═══ Given data

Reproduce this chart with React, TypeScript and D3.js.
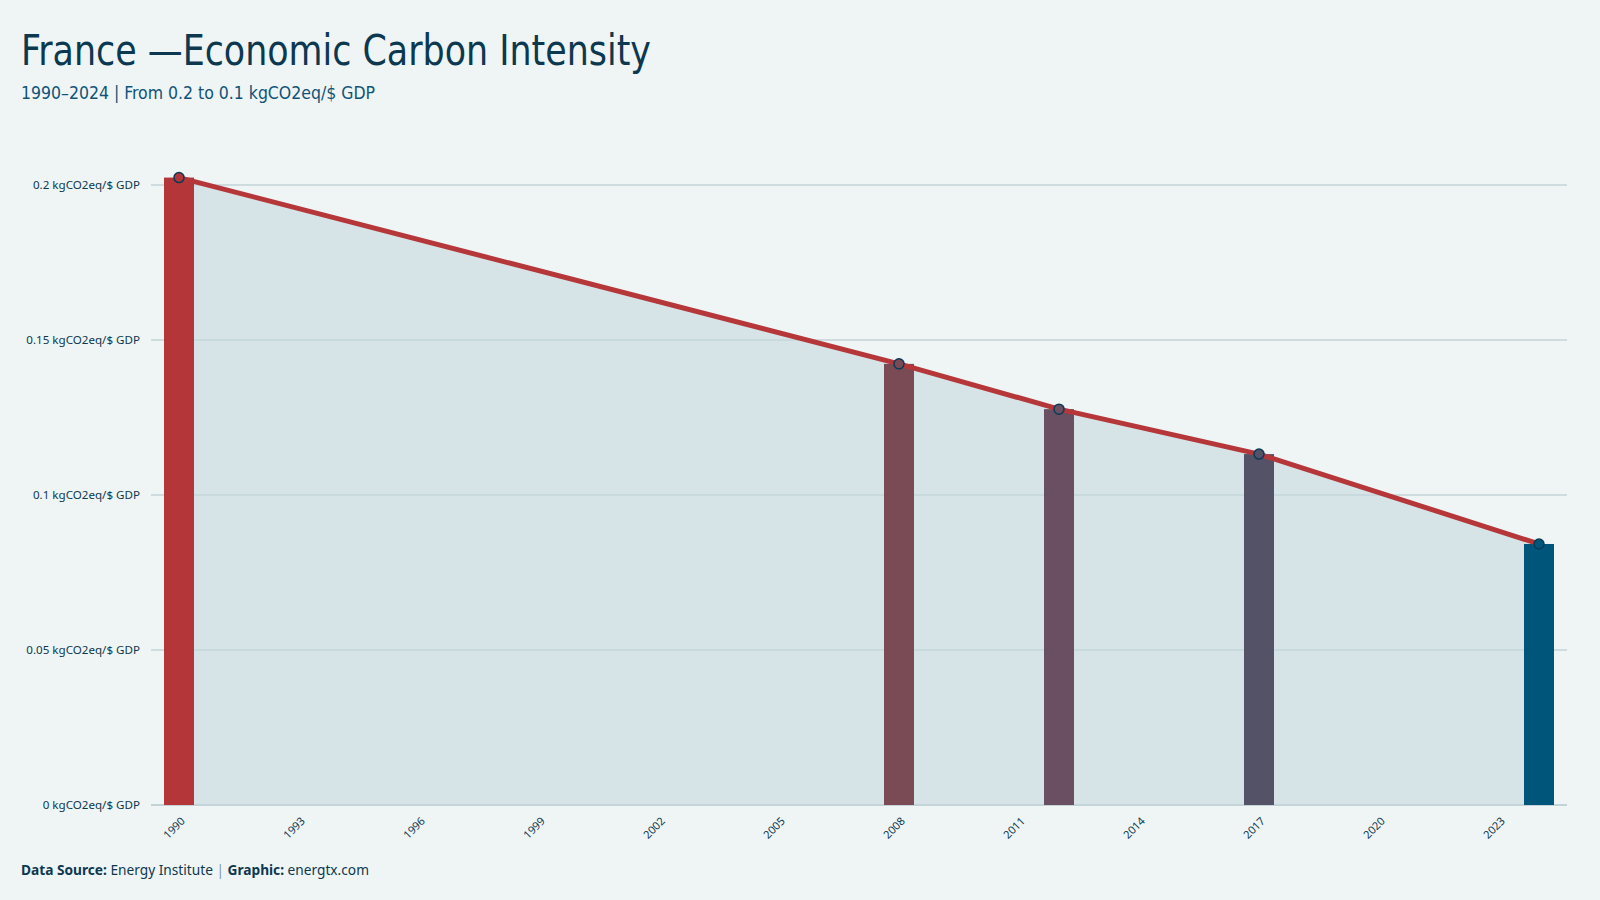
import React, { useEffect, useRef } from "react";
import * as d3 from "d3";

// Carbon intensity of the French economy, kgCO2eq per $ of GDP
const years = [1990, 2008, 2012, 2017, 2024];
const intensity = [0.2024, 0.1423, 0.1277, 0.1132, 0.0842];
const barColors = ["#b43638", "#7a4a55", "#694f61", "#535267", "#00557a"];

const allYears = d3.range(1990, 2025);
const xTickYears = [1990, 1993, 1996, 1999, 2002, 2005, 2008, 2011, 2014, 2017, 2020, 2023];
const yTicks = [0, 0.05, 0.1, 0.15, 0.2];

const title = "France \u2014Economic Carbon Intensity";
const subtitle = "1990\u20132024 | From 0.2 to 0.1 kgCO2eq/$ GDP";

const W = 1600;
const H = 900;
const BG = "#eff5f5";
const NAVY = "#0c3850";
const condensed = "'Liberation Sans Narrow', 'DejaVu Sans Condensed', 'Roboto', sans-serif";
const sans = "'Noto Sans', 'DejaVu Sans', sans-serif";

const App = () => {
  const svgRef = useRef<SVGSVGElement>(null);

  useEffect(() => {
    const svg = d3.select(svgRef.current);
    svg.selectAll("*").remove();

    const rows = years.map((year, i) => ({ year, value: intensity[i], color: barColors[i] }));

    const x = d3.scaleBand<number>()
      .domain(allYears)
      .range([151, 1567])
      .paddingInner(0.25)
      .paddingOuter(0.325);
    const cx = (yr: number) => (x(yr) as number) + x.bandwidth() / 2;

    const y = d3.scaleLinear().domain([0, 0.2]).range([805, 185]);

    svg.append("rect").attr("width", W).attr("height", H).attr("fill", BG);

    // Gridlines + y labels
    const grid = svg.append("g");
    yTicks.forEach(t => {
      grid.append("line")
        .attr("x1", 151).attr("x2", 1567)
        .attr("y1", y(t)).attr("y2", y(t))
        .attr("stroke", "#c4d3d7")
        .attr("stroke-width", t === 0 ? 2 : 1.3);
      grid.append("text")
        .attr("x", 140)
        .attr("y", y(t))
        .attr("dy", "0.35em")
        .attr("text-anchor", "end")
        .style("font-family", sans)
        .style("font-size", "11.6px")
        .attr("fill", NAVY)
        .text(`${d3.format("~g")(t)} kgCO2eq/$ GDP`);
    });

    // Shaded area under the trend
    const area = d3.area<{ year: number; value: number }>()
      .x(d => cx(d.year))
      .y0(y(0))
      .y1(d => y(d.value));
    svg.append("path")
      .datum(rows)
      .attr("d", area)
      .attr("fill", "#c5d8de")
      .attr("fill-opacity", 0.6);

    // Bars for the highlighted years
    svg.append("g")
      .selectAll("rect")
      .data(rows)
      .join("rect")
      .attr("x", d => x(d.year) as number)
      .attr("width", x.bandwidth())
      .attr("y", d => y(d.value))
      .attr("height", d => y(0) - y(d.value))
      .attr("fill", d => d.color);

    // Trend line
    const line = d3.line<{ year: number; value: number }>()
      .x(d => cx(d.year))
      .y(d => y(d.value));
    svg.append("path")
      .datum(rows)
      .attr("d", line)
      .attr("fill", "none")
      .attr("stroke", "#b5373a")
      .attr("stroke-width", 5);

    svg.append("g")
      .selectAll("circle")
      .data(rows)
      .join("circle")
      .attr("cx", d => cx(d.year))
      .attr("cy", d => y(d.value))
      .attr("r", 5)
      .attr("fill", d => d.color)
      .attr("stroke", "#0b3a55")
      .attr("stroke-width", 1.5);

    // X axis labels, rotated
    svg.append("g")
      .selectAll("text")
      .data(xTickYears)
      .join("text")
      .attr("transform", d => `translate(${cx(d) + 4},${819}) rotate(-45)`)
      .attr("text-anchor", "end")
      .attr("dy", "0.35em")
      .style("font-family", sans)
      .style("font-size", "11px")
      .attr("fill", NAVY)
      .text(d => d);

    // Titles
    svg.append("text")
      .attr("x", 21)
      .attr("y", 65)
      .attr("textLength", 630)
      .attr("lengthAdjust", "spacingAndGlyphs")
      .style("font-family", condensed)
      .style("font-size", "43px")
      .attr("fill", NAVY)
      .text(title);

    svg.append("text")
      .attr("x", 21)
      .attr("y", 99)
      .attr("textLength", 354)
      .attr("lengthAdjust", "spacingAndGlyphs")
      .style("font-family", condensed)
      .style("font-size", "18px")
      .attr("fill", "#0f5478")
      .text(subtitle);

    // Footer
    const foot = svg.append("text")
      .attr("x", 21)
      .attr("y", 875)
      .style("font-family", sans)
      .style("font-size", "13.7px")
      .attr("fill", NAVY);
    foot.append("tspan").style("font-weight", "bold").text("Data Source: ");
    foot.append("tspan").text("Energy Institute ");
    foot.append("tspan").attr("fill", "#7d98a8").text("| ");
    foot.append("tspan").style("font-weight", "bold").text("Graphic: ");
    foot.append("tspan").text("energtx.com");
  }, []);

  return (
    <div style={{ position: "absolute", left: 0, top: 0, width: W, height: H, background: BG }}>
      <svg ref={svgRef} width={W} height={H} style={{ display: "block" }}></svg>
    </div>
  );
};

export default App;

══════

* [The exercise]: Copy exactly the lines running from the beginning of the listing through the line that has "const y = d3.scaleLinear().domain([0, 0.2]).range([805, 185]);". Drop the pictures.

* [The result]:
Reproduce this chart with React, TypeScript and D3.js.
import React, { useEffect, useRef } from "react";
import * as d3 from "d3";

// Carbon intensity of the French economy, kgCO2eq per $ of GDP
const years = [1990, 2008, 2012, 2017, 2024];
const intensity = [0.2024, 0.1423, 0.1277, 0.1132, 0.0842];
const barColors = ["#b43638", "#7a4a55", "#694f61", "#535267", "#00557a"];

const allYears = d3.range(1990, 2025);
const xTickYears = [1990, 1993, 1996, 1999, 2002, 2005, 2008, 2011, 2014, 2017, 2020, 2023];
const yTicks = [0, 0.05, 0.1, 0.15, 0.2];

const title = "France \u2014Economic Carbon Intensity";
const subtitle = "1990\u20132024 | From 0.2 to 0.1 kgCO2eq/$ GDP";

const W = 1600;
const H = 900;
const BG = "#eff5f5";
const NAVY = "#0c3850";
const condensed = "'Liberation Sans Narrow', 'DejaVu Sans Condensed', 'Roboto', sans-serif";
const sans = "'Noto Sans', 'DejaVu Sans', sans-serif";

const App = () => {
  const svgRef = useRef<SVGSVGElement>(null);

  useEffect(() => {
    const svg = d3.select(svgRef.current);
    svg.selectAll("*").remove();

    const rows = years.map((year, i) => ({ year, value: intensity[i], color: barColors[i] }));

    const x = d3.scaleBand<number>()
      .domain(allYears)
      .range([151, 1567])
      .paddingInner(0.25)
      .paddingOuter(0.325);
    const cx = (yr: number) => (x(yr) as number) + x.bandwidth() / 2;

    const y = d3.scaleLinear().domain([0, 0.2]).range([805, 185]);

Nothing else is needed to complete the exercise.